Golf: Japan Course
ゴルフ ジャパンコースAn expanded follow-up to Nintendo’s earlier Golf, it stars Mario and adds more detailed course behaviour, adjustable swing options, and score-saving features, while also being tied to Nintendo’s Disk Fax tournament service in Japan.
Description
Golf: Japan Course is a Japan-exclusive golf game that builds on Nintendo’s earlier Golf formula but reframes it for the Disk System era, with Mario as the on-course player character and a stronger emphasis on score saving and tournament-style play.

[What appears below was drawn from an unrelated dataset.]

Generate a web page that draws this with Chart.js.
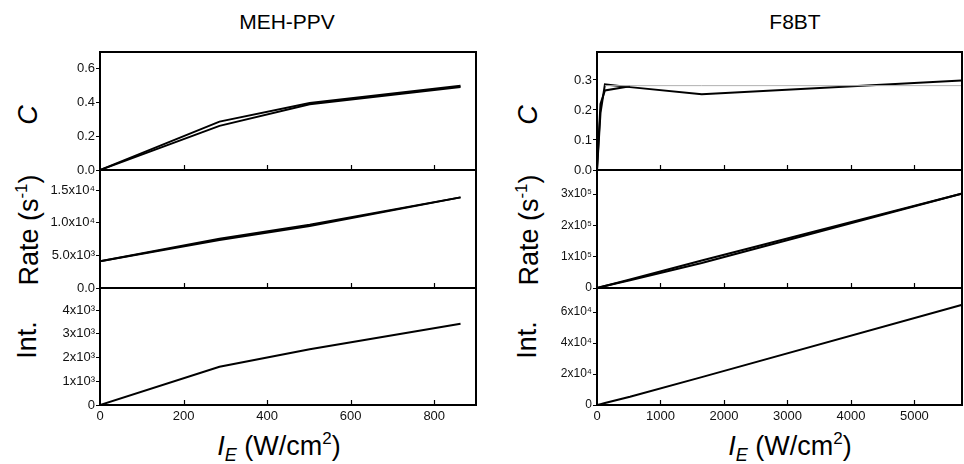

While it is generally treated as a distinct FDS follow-up to Golf, it is also regarded as an early precursor within the broader Mario Golf lineage.
The gameplay keeps the overhead course view and stroke-based structure of the earlier game, while adding more nuanced terrain behaviour and finer shot control. It has more granular distinctions between fairway and rough, multiple bunker severities, more complex green behaviour, practice swings, score-sheet viewing, and adjustable swing speeds, all of which make it more detailed than Nintendo’s original 1984 release. Available modes include solo and two-player stroke play as well as match play variants, and Disk System saving allows players to preserve rounds and related records.
The game’s most notable historical background is its connection to Nintendo’s Disk Fax competition program in Japan. Because it was issued on a blue Disk Card compatible with Disk Fax kiosks, players could submit score data and limited identifying information to Nintendo for tournament rankings, with special gold disk prize editions later awarded to winners and runners-up. A companion release, Golf: U.S. Course, followed a few months later.